She asked him his dream job. His answer broke my heart

A few years ago I was on a bus, going through a high street that once used to supply shoppers with everything she needed but is now infamous as the worst in Britain. There were two lads sitting next to me, in their early 20s and on the way to the job centre. And as they talked, it became clear they didn’t hold out much hope for the help they would be given.

“She asked me what my fucking dream job was,” said one. “I said: ‘Any fucking job is my dream job.'”

I had to “sign on” in the 1980s and well remember the sense of hopelessness. But this was something more. This was a young lad who not only felt hopeless, he felt those supposed to help weren’t even living in the same world. As he saw it, her question was like asking someone in a storm what kind of sunshine they prefer.

It’s a conversation that has stayed with me because these two lads weren’t really talking about jobs. They were talking about not being seen. Not being understood. Not being part of the world that gets to dream.

This conversation came back to me on Sunday, when I read The Observer‘s review of Underdogs by Joel Budd, about the “white working class”. The book talks about how white working class are so often turned into a convenient political stereotype, a homogenous group that is backwards-looking and (at the very least) xenophobic. And I realised: that was once how people saw me.
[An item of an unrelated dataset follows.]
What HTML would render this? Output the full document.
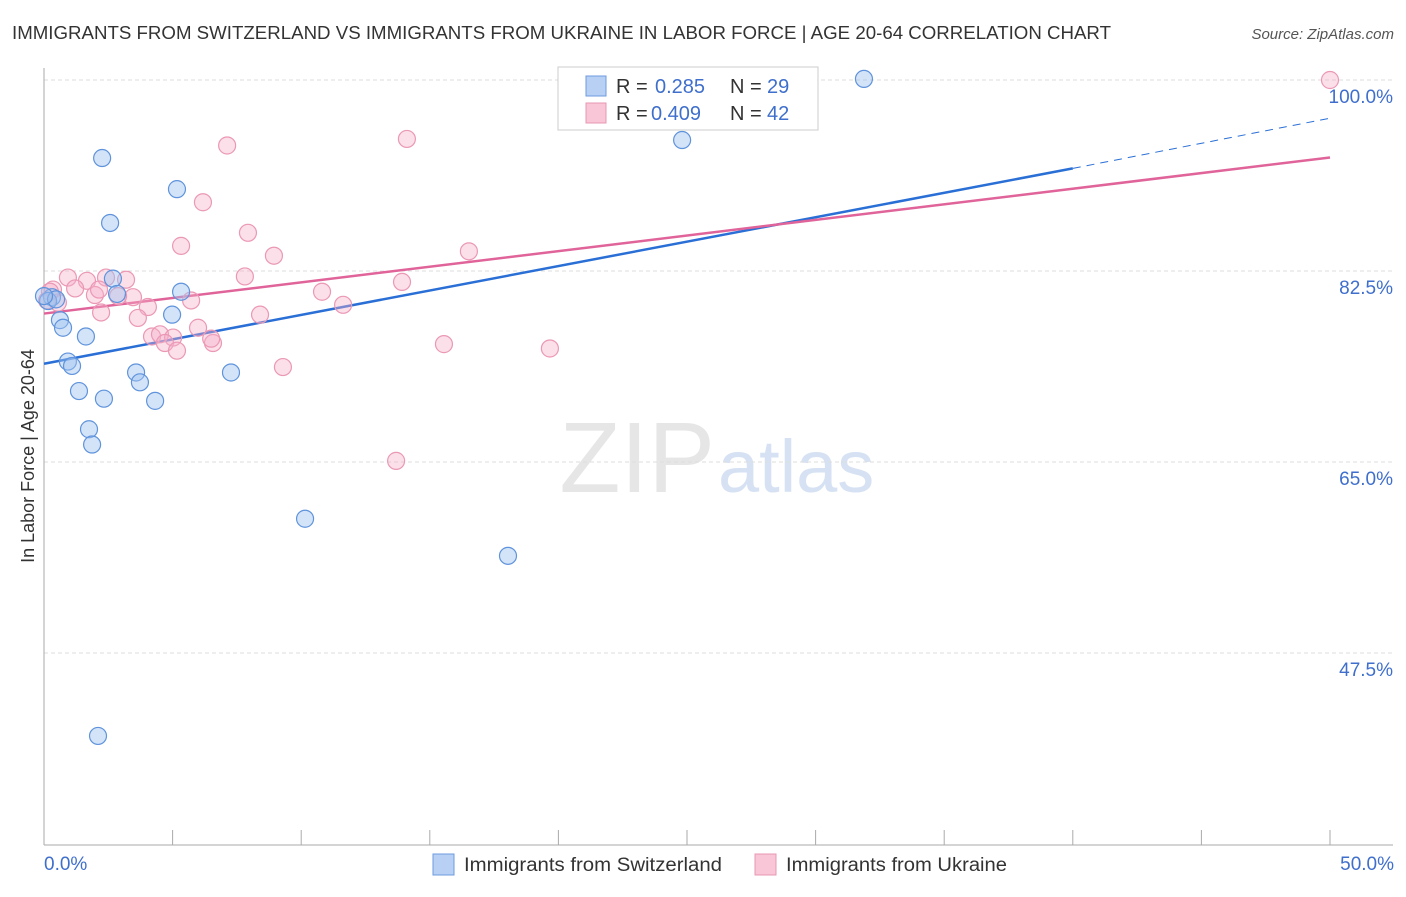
<!DOCTYPE html>
<html><head><meta charset="utf-8"><style>
body{margin:0;background:#fff;font-family:"Liberation Sans",sans-serif}
svg text{font-family:"Liberation Sans",sans-serif}
</style></head><body>
<svg id="chart" width="1406" height="892" xmlns="http://www.w3.org/2000/svg">
<text x="12" y="39" font-size="18" fill="#333" textLength="1099" lengthAdjust="spacingAndGlyphs">IMMIGRANTS FROM SWITZERLAND VS IMMIGRANTS FROM UKRAINE IN LABOR FORCE | AGE 20-64 CORRELATION CHART</text>
<text x="1394" y="39" font-size="15" fill="#555" font-style="italic" text-anchor="end">Source: ZipAtlas.com</text>
<text x="715" y="492" font-size="100" fill="#e6e6e6" text-anchor="end" font-family="Liberation Serif">ZIP</text>
<text x="718" y="492" font-size="74" fill="#d6e2f3">atlas</text>
<g id="grid"></g><g id="axes"></g><g id="lines"></g><g id="pts"></g>
<text transform="translate(34,456) rotate(-90)" font-size="18" fill="#333" text-anchor="middle">In Labor Force | Age 20-64</text>
<text x="44" y="870" font-size="19" fill="#3f6fcc">0.0%</text>
<text x="1394" y="870" font-size="19" fill="#3f6fcc" text-anchor="end">50.0%</text>
<g>
<rect x="558" y="67" width="260" height="63" fill="#fff" stroke="#ccc"/>
<rect x="586" y="76" width="20" height="20" fill="#b8d0f3" stroke="#6d9be0"/>
<rect x="586" y="103" width="20" height="20" fill="#f8c6d6" stroke="#e897b2"/>
<text x="616" y="93" font-size="20" fill="#333">R = <tspan fill="#3f6fcc" x="655">0.285</tspan><tspan x="730">N = </tspan><tspan fill="#3f6fcc" x="767">29</tspan></text>
<text x="616" y="120" font-size="20" fill="#333">R = <tspan fill="#3f6fcc" x="651">0.409</tspan><tspan x="730">N = </tspan><tspan fill="#3f6fcc" x="767">42</tspan></text>
</g>
<g>
<rect x="433" y="854" width="21" height="21" fill="#b8d0f3" stroke="#6d9be0"/>
<text x="464" y="871" font-size="19" fill="#333" textLength="258" lengthAdjust="spacingAndGlyphs">Immigrants from Switzerland</text>
<rect x="755" y="854" width="21" height="21" fill="#f8c6d6" stroke="#e897b2"/>
<text x="786" y="871" font-size="19" fill="#333" textLength="221" lengthAdjust="spacingAndGlyphs">Immigrants from Ukraine</text>
</g>
</svg>
<script>
const yTicks=[100,82.5,65,47.5];
const xTickVals=[0,5,10,15,20,25,30,35,40,45,50];
const blueX=[31.88,2.26,24.81,5.17,2.57,2.68,5.33,2.84,0.31,0.16,0.47,0.62,0.74,1.63,4.98,0.93,1.09,3.58,3.73,7.27,1.36,2.33,4.32,1.75,1.87,10.15,18.04,2.10,0.0];
const blueY=[100.1,92.85,94.5,90.0,86.9,81.8,80.6,80.4,80.1,79.75,79.9,78.0,77.3,76.5,78.5,74.2,73.8,73.2,72.3,73.2,71.5,70.8,70.6,68.0,66.6,59.8,56.4,39.9,80.2];
const pinkX=[50,14.11,7.12,6.18,7.93,5.33,8.94,16.52,7.81,13.92,0.93,1.67,2.41,3.19,1.98,3.46,5.72,4.04,2.22,3.65,8.40,5.99,4.20,4.51,5.02,4.70,5.17,6.57,9.29,0.35,0.54,0.12,1.21,10.81,11.63,15.55,19.67,13.69,2.14,2.88,6.5,0.23];
const pinkY=[100,94.6,94.0,88.8,86.0,84.8,83.9,84.3,82.0,81.5,81.9,81.6,81.9,81.7,80.3,80.1,79.8,79.2,78.7,78.2,78.5,77.3,76.5,76.7,76.4,75.9,75.2,75.9,73.7,80.8,79.6,79.8,80.9,80.6,79.4,75.8,75.4,65.1,80.8,80.2,76.3,80.6];
const blueFit=[74.0,91.9,96.5];
const pinkFit=[78.6,92.9];
const NS='http://www.w3.org/2000/svg';
const X=v=>44+v*25.72, Y=v=>80+(100-v)*10.914;
function mk(p,t,a){const e=document.createElementNS(NS,t);for(const k in a)e.setAttribute(k,a[k]);document.getElementById(p).appendChild(e);return e;}
yTicks.forEach(t=>{
 const l=mk('grid','line',{x1:44,x2:1393,y1:Y(t),y2:Y(t),stroke:'#ddd','stroke-dasharray':'4,3'});
 
 
 const tx=mk('grid','text',{x:1393,y:Y(t)+23,'font-size':19,fill:'#3f6fcc','text-anchor':'end'});
 tx.textContent=t.toFixed(1)+'%';
 
 
});
let ax=mk('axes','line',{x1:44,x2:44,y1:68,y2:845,stroke:'#aaa'});


ax=mk('axes','line',{x1:44,x2:1393,y1:845,y2:845,stroke:'#aaa'});


xTickVals.forEach(t=>{
 const l=mk('axes','line',{x1:X(t),x2:X(t),y1:830,y2:845,stroke:'#aaa'});
 
 
});
let ln=mk('lines','line',{x1:X(0),y1:Y(blueFit[0]),x2:X(40),y2:Y(blueFit[1]),stroke:'#2a6fd6','stroke-width':2.5});


ln=mk('lines','line',{x1:X(40),y1:Y(blueFit[1]),x2:X(50),y2:Y(blueFit[2]),stroke:'#2a6fd6','stroke-width':1,'stroke-dasharray':'8,6'});


ln=mk('lines','line',{x1:X(0),y1:Y(pinkFit[0]),x2:X(50),y2:Y(pinkFit[1]),stroke:'#e0649a','stroke-width':2.5});


pinkX.forEach((v,i)=>{
 const c=mk('pts','circle',{cx:X(v),cy:Y(pinkY[i]),r:8.5,fill:'rgba(246,176,200,0.4)',stroke:'#eb98b5','stroke-width':1.2});
 
 
});
blueX.forEach((v,i)=>{
 const c=mk('pts','circle',{cx:X(v),cy:Y(blueY[i]),r:8.5,fill:'rgba(160,195,240,0.45)',stroke:'#5f93dc','stroke-width':1.2});
 
 
});
</script>
</body></html>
I grew up in a working-class home. Benefits. Free school meals. A home that knew hardship all too well – financial, emotional, generational. I didn’t grow up thinking I’d one day be writing for top newspapers or involved in politics or talking to High Court judges about menopause. That world didn’t belong to people like me.

So when I stepped into those spaces, I didn’t feel I’d made it. I felt like an intruder.

And I still do, sometimes.

Me feeling very unreal on a visit to Westminster

For years I thought it was imposter syndrome, but it’s not. It’s not in our heads. This is systemic, a culture of who belongs, who speaks and who gets listened to.

It’s arriving at a meeting and noticing your accent as you say “Ah” and “youse” and they say “I” and “you”.

It’s sitting next to someone at dinner who complains about the port at her law firm’s galas.

It’s constant second-guessing: Am I saying this the right way? Am I the only one who didn’t go to Oxbridge? What does he mean, I’ve cut the nose off the cheese?

Working-class pride is real, but so is working-class trauma, the weight of always feeling you have to work twice as hard to be seen half as capable.

And it’s exhausting.

What’s worse is the way “white working class” is weaponised. Not by the people who live it, but by politicians who’ve never once had to choose between topping up the electricity meter or buying school shoes. They talk about “white working-class anger” as if we’re all angry about the same things – usually immigration and “woke” policies.

But the white working class isn’t a political football. We’re people. People like me. Like my family. My friends and neighbours. The two lads I sat next to on the bus.

That’s why this section from The Observer piece really stood out to me:

“While working-class children often have high aspirations, their expectations soon become tempered by reality. They may dream of becoming doctors or engineers, but their social pathways are often blocked. Doing well in school can feel redundant. ‘I was aspirational too, until I realised there isn’t much to aspire to’, as one of Budd’s interviewees despairingly puts it.”

It took me years to believe I had something worth saying and I’ll be honest, I’m still working on it. I don’t have the quiet, innate confidence of someone who was raised in a society that says: “You’re good enough.”

But the biggest hurdle hasn’t been the lack of money or connections, as much as they ease the way. It has been that quiet, consistent feeling that I don’t deserve to be in the room.

But I do.

We do.

That’s one of the reasons I’ve got into politics. Because I want working-class children to be told they can be a doctor or an engineer – or a lawyer, journalist, actor, politician…

Their dream job.

I want the people making decisions to understand what it’s like when you’ve lived through those decisions, when you’ve felt the pain of policies that ignore or punish people for the life chances they’ve had. I want young people growing up like I did to see that it is possible to take up space, to lead, to change things.

This isn’t just about representation. It’s about reality. It’s about lived experience. And it’s about making sure that no one gets to define us but ourselves.

I don’t speak out despite my background. I speak out because of it.

And I won’t stop until our voices are heard – and respected – at every level.

Because I haven’t forgotten those lads on the bus. And I want a country that doesn’t forget them, either.